My great-grandfather was stupid, too. During the Civil War, he fought for the West!
 
When I played in the sandbox the cat kept covering me up.
 
Rodney: When I was a kid, my family was poor, very poor. We were so poor we couldn't afford tinsel for the Christmas tree. We had to wait for Grandpa to sneeze!

(Audience moans)

Rodney: Oh, no, that's a FUNNY line, don't give me that bull****!
 
my wife wanted to have sex in the back seat of the car...while I drove!

I had it rough growing up, when I took my first step my dad tripped me.
 
Now that I'm old, sex makes me tired. I can hardly hold up the magazine.
 
I was an ugly kid. On Halloween, my father told me to put a pair of underwear on my head and go as an ass!

One night, I was making love to my wife, and she yawned. I said, "What's the matter? Can't you think of anyone else, either?"

You know what "class" is? It's when you're alone and you f*rt, and you say, "Excuse me."

I called my doctor and told him that I swallowed a bottle of sleeping pills. He told me to have a couple of drinks and get some rest!
 
I asked a cabbie, "Where can you get a little action in this town?" He took me to MY house!
 
I was making love to this girl and she started crying. I said, "Are you going to hate yourself in the morning?" She said. "No. I hate myself now."
 
I went to a Chinese restaurant, and when I opened up my fortune cookie, inside was the check for the guy sitting next to me!

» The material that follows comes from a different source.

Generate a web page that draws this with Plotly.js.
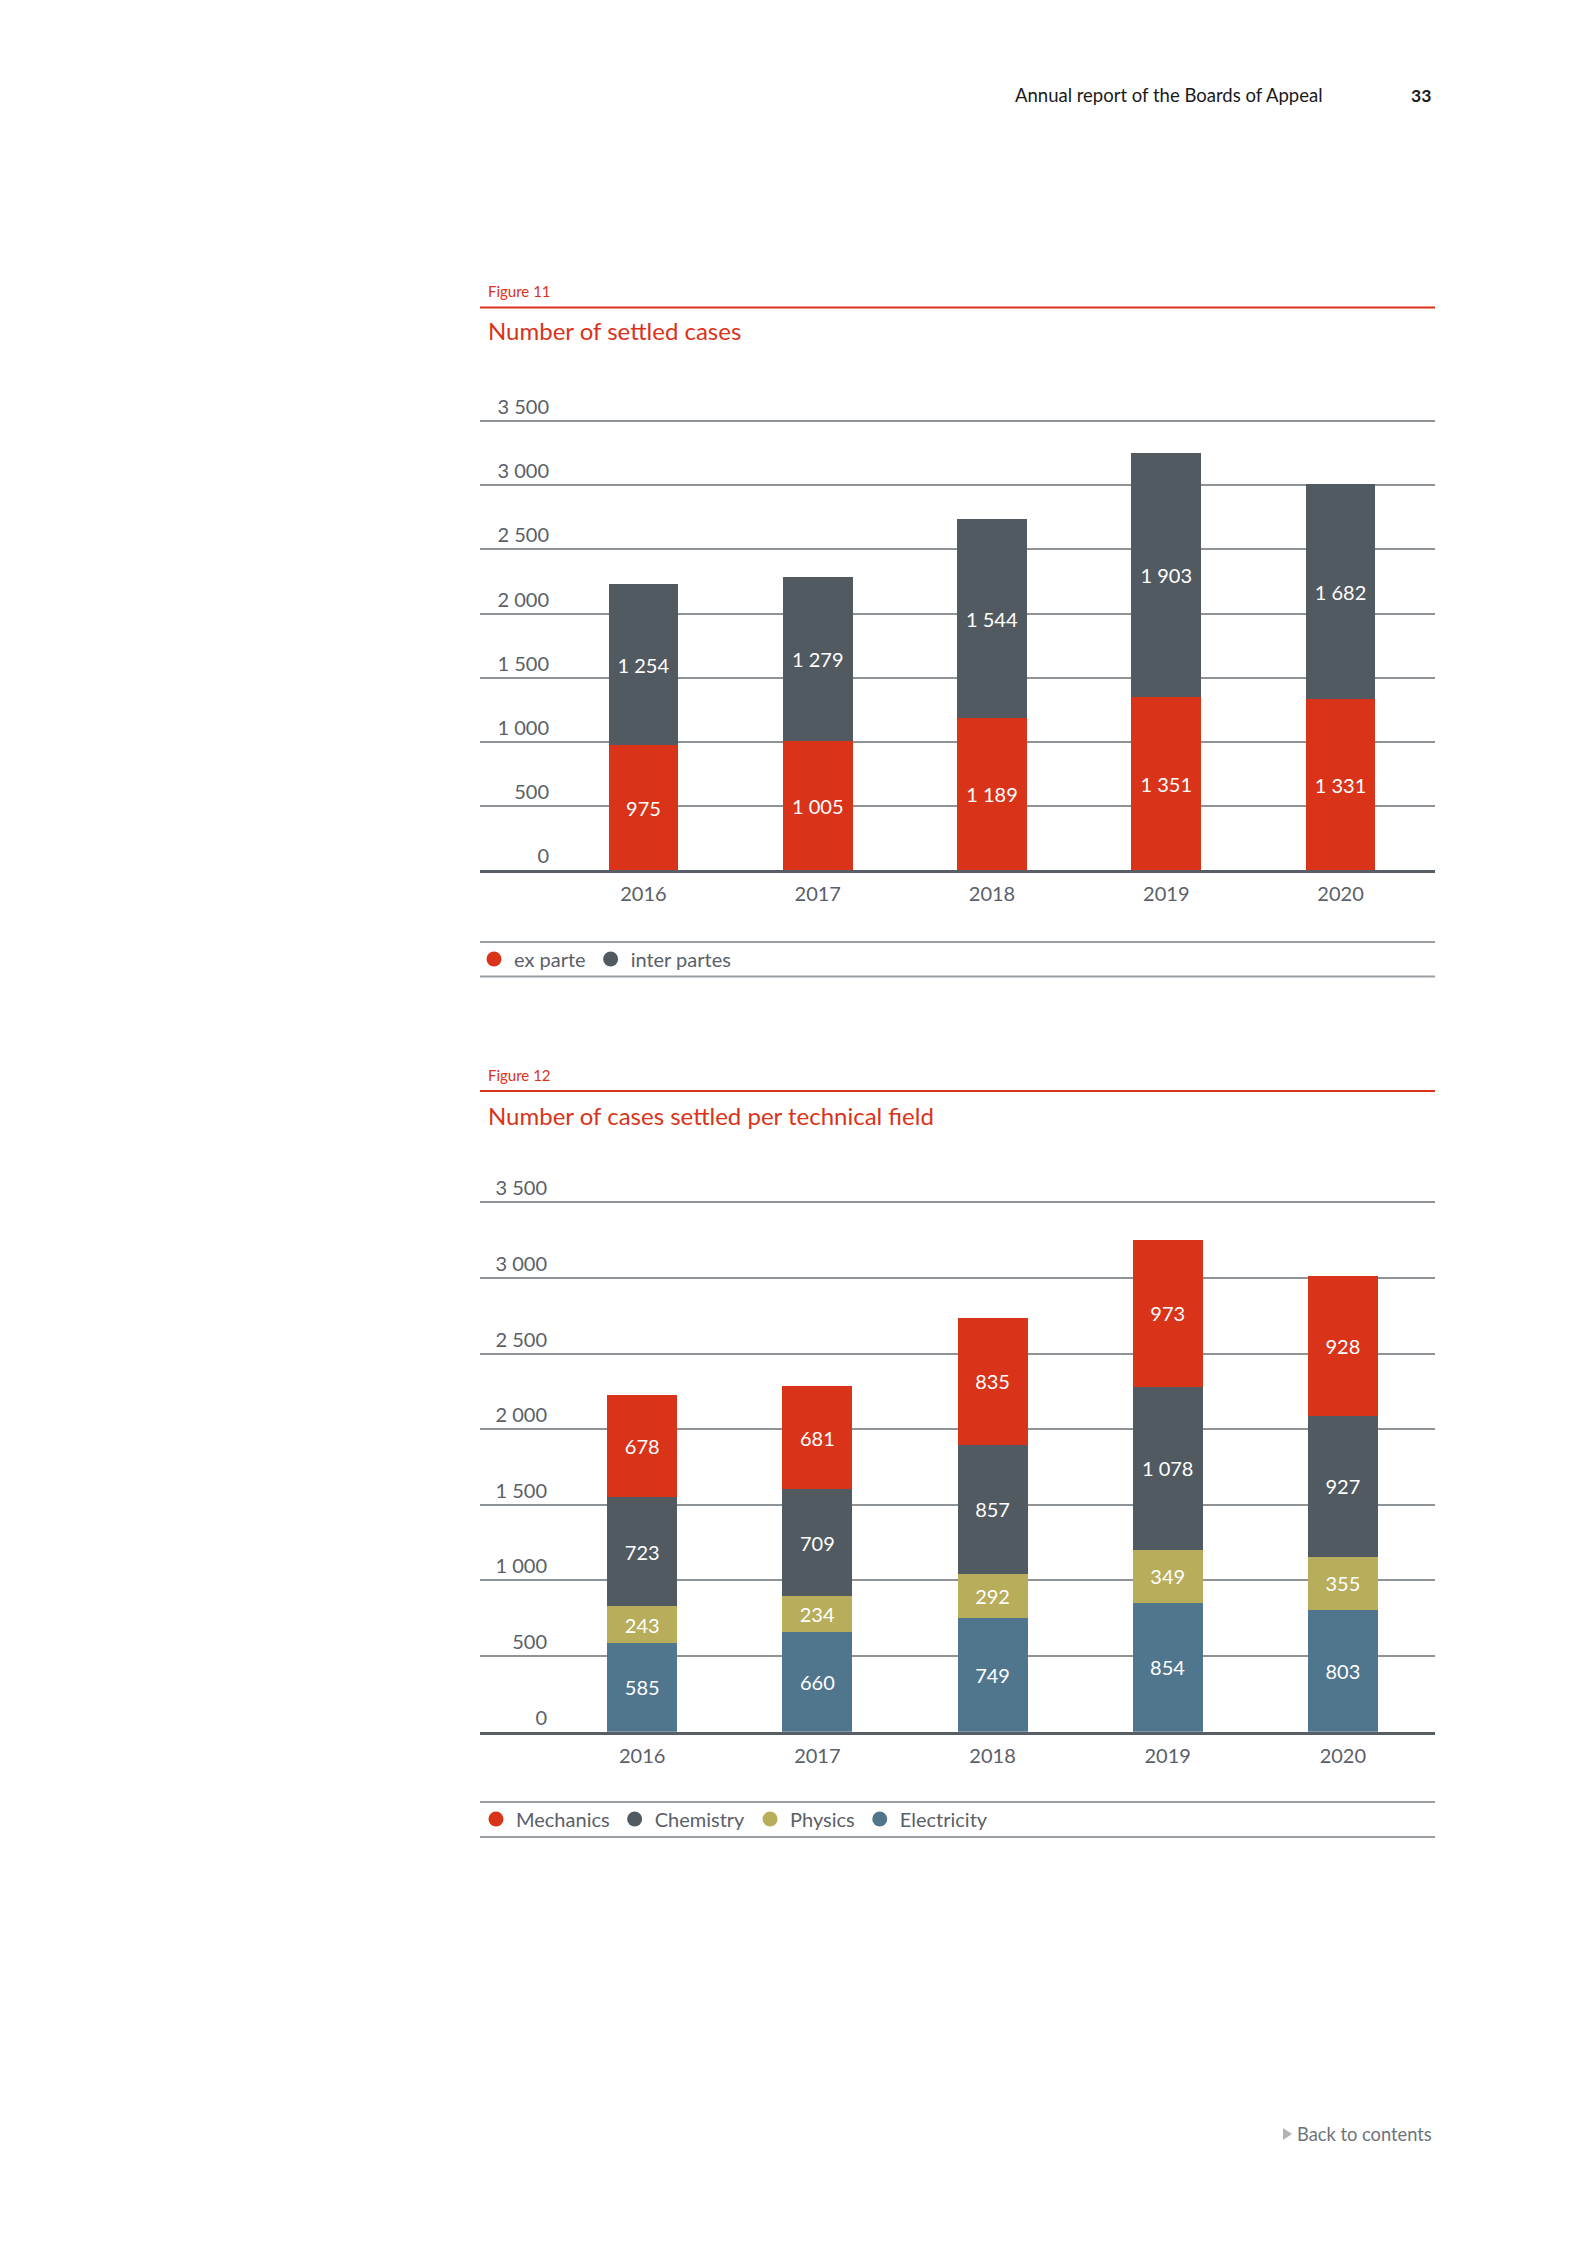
<!DOCTYPE html>
<html>
<head>
<meta charset="utf-8">
<script src="https://cdn.plot.ly/plotly-3.0.1.min.js"></script>
<style>
html,body{margin:0;padding:0;background:#fff;}
#chart{width:1587px;height:2245px;}
</style>
</head>
<body>
<div id="chart"></div>
<script>
// ---- data ----
const years = ['2016', '2017', '2018', '2019', '2020'];
const exParte = [975, 1005, 1189, 1351, 1331];
const interPartes = [1254, 1279, 1544, 1903, 1682];
const mechanics = [678, 681, 835, 973, 928];
const chemistry = [723, 709, 857, 1078, 927];
const physics = [243, 234, 292, 349, 355];
const electricity = [585, 660, 749, 854, 803];
const yTickValues = [0, 500, 1000, 1500, 2000, 2500, 3000, 3500];
const fig11Series = ['ex parte', 'inter partes'];
const fig12Series = ['Mechanics', 'Chemistry', 'Physics', 'Electricity'];

// ---- page geometry helpers ----
const W = 1587, H = 2245;
const px = p => p / W;
const py = p => 1 - p / H;

const RED = '#d9331a', GREY = '#525a61', OLIVE = '#b7ad5b', BLUE = '#50768e';
const FONT = 'Lato, "Open Sans", sans-serif';
const TXT = '#5a6068';
const GRID = '#8e9398';

function barTrace(name, values, color, xa, ya) {
  return {
    type: 'bar', name: name, x: years, y: values, xaxis: xa, yaxis: ya,
    marker: {color: color, line: {width: 0}},
    texttemplate: '%{y:,d}', textposition: 'inside', insidetextanchor: 'middle',
    textangle: 0, textfont: {family: FONT, size: 20, color: '#ffffff'},
    showlegend: false, hoverinfo: 'skip'
  };
}
function legendTrace(name, color, legendId) {
  return {
    type: 'scatter', mode: 'markers', name: name, x: [null], y: [null],
    xaxis: legendId === 'legend' ? 'x' : 'x2', yaxis: legendId === 'legend' ? 'y' : 'y2',
    marker: {symbol: 'circle', size: 15, color: color},
    legend: legendId, showlegend: true, hoverinfo: 'skip'
  };
}

const traces = [
  barTrace(fig11Series[0], exParte, RED, 'x', 'y'),
  barTrace(fig11Series[1], interPartes, GREY, 'x', 'y'),
  barTrace(fig12Series[3], electricity, BLUE, 'x2', 'y2'),
  barTrace(fig12Series[2], physics, OLIVE, 'x2', 'y2'),
  barTrace(fig12Series[1], chemistry, GREY, 'x2', 'y2'),
  barTrace(fig12Series[0], mechanics, RED, 'x2', 'y2'),
  legendTrace(fig11Series[0], RED, 'legend'),
  legendTrace(fig11Series[1], GREY, 'legend'),
  legendTrace(fig12Series[0], RED, 'legend2'),
  legendTrace(fig12Series[1], GREY, 'legend2'),
  legendTrace(fig12Series[2], OLIVE, 'legend2'),
  legendTrace(fig12Series[3], BLUE, 'legend2')
];

function xAxis(domainPx, range, anchor) {
  return {
    type: 'category', domain: [px(domainPx[0]), px(domainPx[1])], range: range,
    anchor: anchor, showgrid: false, zeroline: false,
    showline: true, linecolor: '#575e65', linewidth: 3,
    ticks: '', ticklabelstandoff: 4,
    tickfont: {family: FONT, size: 20, color: TXT}, fixedrange: true
  };
}
function yAxis(domainPx, labelRightPx) {
  return {
    domain: [py(domainPx[1]), py(domainPx[0])], range: [0, 3600],
    tickvals: yTickValues, tickformat: ',d', separatethousands: true,
    showgrid: true, gridcolor: GRID, gridwidth: 2, zeroline: false, showline: false,
    ticks: '', anchor: 'free', position: px(labelRightPx), ticklabelposition: 'outside top',
    tickfont: {family: FONT, size: 20, color: TXT}, fixedrange: true
  };
}

// fig 11: 0 at y=870.3px, 3600 at 408.2px ; fig 12: 0 at 1731.7px, 3600 at 1187.2px
const layout = {
  width: W, height: H, autosize: false,
  margin: {l: 0, r: 0, t: 0, b: 0, pad: 0},
  paper_bgcolor: '#ffffff', plot_bgcolor: 'rgba(0,0,0,0)',
  separators: '. ',
  barmode: 'stack', bargap: 0.6,
  font: {family: FONT, color: TXT},
  xaxis: xAxis([480, 1435], [-0.938, 4.542], 'y'),
  yaxis: yAxis([408.2, 870.3], 549),
  xaxis2: xAxis([480, 1435], [-0.926, 4.526], 'y2'),
  yaxis2: yAxis([1187.2, 1731.7], 547),
  legend: {
    orientation: 'h', x: px(474), xanchor: 'left', y: py(959), yanchor: 'middle',
    font: {family: FONT, size: 20, color: TXT}, bgcolor: 'rgba(0,0,0,0)',
    traceorder: 'normal', itemclick: false, itemdoubleclick: false
  },
  legend2: {
    orientation: 'h', x: px(476), xanchor: 'left', y: py(1819), yanchor: 'middle',
    font: {family: FONT, size: 20, color: TXT}, bgcolor: 'rgba(0,0,0,0)',
    traceorder: 'normal', itemclick: false, itemdoubleclick: false
  },
  shapes: [
    // red rules under figure labels
    {type: 'line', xref: 'paper', yref: 'paper', x0: px(480), x1: px(1435), y0: py(307.5), y1: py(307.5), line: {color: RED, width: 2}},
    {type: 'line', xref: 'paper', yref: 'paper', x0: px(480), x1: px(1435), y0: py(1091), y1: py(1091), line: {color: RED, width: 2}},
    // legend rules
    {type: 'line', xref: 'paper', yref: 'paper', x0: px(480), x1: px(1435), y0: py(942), y1: py(942), line: {color: '#9a9fa4', width: 2}},
    {type: 'line', xref: 'paper', yref: 'paper', x0: px(480), x1: px(1435), y0: py(976.5), y1: py(976.5), line: {color: '#9a9fa4', width: 2}},
    {type: 'line', xref: 'paper', yref: 'paper', x0: px(480), x1: px(1435), y0: py(1802), y1: py(1802), line: {color: '#9a9fa4', width: 2}},
    {type: 'line', xref: 'paper', yref: 'paper', x0: px(480), x1: px(1435), y0: py(1837), y1: py(1837), line: {color: '#9a9fa4', width: 2}},
    // back to contents triangle
    {type: 'path', xref: 'paper', yref: 'paper',
     path: 'M ' + px(1283) + ' ' + py(2128) + ' L ' + px(1292) + ' ' + py(2134) + ' L ' + px(1283) + ' ' + py(2140) + ' Z',
     fillcolor: '#b3b3b3', line: {width: 0}}
  ],
  annotations: [
    {text: 'Annual report of the Boards of Appeal', xref: 'paper', yref: 'paper', x: px(1013), y: py(95), xanchor: 'left', yanchor: 'middle', showarrow: false, font: {family: FONT, size: 18.5, color: '#1a1a1a'}},
    {text: '<b>33</b>', xref: 'paper', yref: 'paper', x: px(1433), y: py(95), xanchor: 'right', yanchor: 'middle', showarrow: false, font: {family: FONT, size: 17.5, color: '#1a1a1a'}},
    {text: 'Figure 11', xref: 'paper', yref: 'paper', x: px(486), y: py(291), xanchor: 'left', yanchor: 'middle', showarrow: false, font: {family: FONT, size: 15, color: RED}},
    {text: 'Number of settled cases', xref: 'paper', yref: 'paper', x: px(486), y: py(331), xanchor: 'left', yanchor: 'middle', showarrow: false, font: {family: FONT, size: 24, color: RED}},
    {text: 'Figure 12', xref: 'paper', yref: 'paper', x: px(486), y: py(1075), xanchor: 'left', yanchor: 'middle', showarrow: false, font: {family: FONT, size: 15, color: RED}},
    {text: 'Number of cases settled per technical field', xref: 'paper', yref: 'paper', x: px(486), y: py(1115), xanchor: 'left', yanchor: 'middle', showarrow: false, font: {family: FONT, size: 24, color: RED}},
    {text: 'Back to contents', xref: 'paper', yref: 'paper', x: px(1434), y: py(2134), xanchor: 'right', yanchor: 'middle', showarrow: false, font: {family: FONT, size: 18.3, color: '#6d737a'}}
  ]
};

Plotly.newPlot('chart', traces, layout, {staticPlot: true, displayModeBar: false});
</script>
</body>
</html>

I said to him, "Hey, buddy, I got your check!"

He said, "Thanks!"
 
I went to a doctor, and he told me "I was crazy".

I told him "I want a second opinion"

The doc said "You're ugly too" ......


Charlie (might be Henny Youngman) Monoxide
 
[Discussing people who are very soft-spoken] You read about these guys in the paper: one day, they pick up an axe and wipe out the entire family!

And the cops come around and ask, "Hey, what went on here? What kind of man was he?"

"He was a quiet man. A very quiet man."
 
I was kidnapped once. The kidnappers cut off the end of my pinky and sent it to my parents.

My father asked for more proof.
 
I have not been feeling good at all! I'll tell ya.

I went to the doctor the other day and he said "You've got six months to live".

So, I said "I want a second opinion".

So he said, "OK; you're ugly too!".

:D
 
Why, just the other day, I saw my kid and the milkman going to a "Father and Son" dinner....
 
My wife likes to talk to me during sex. The other day, she called me from the motel.
 
My mother didn't breastfeed me. She said she'd prefer to think of me as a friend.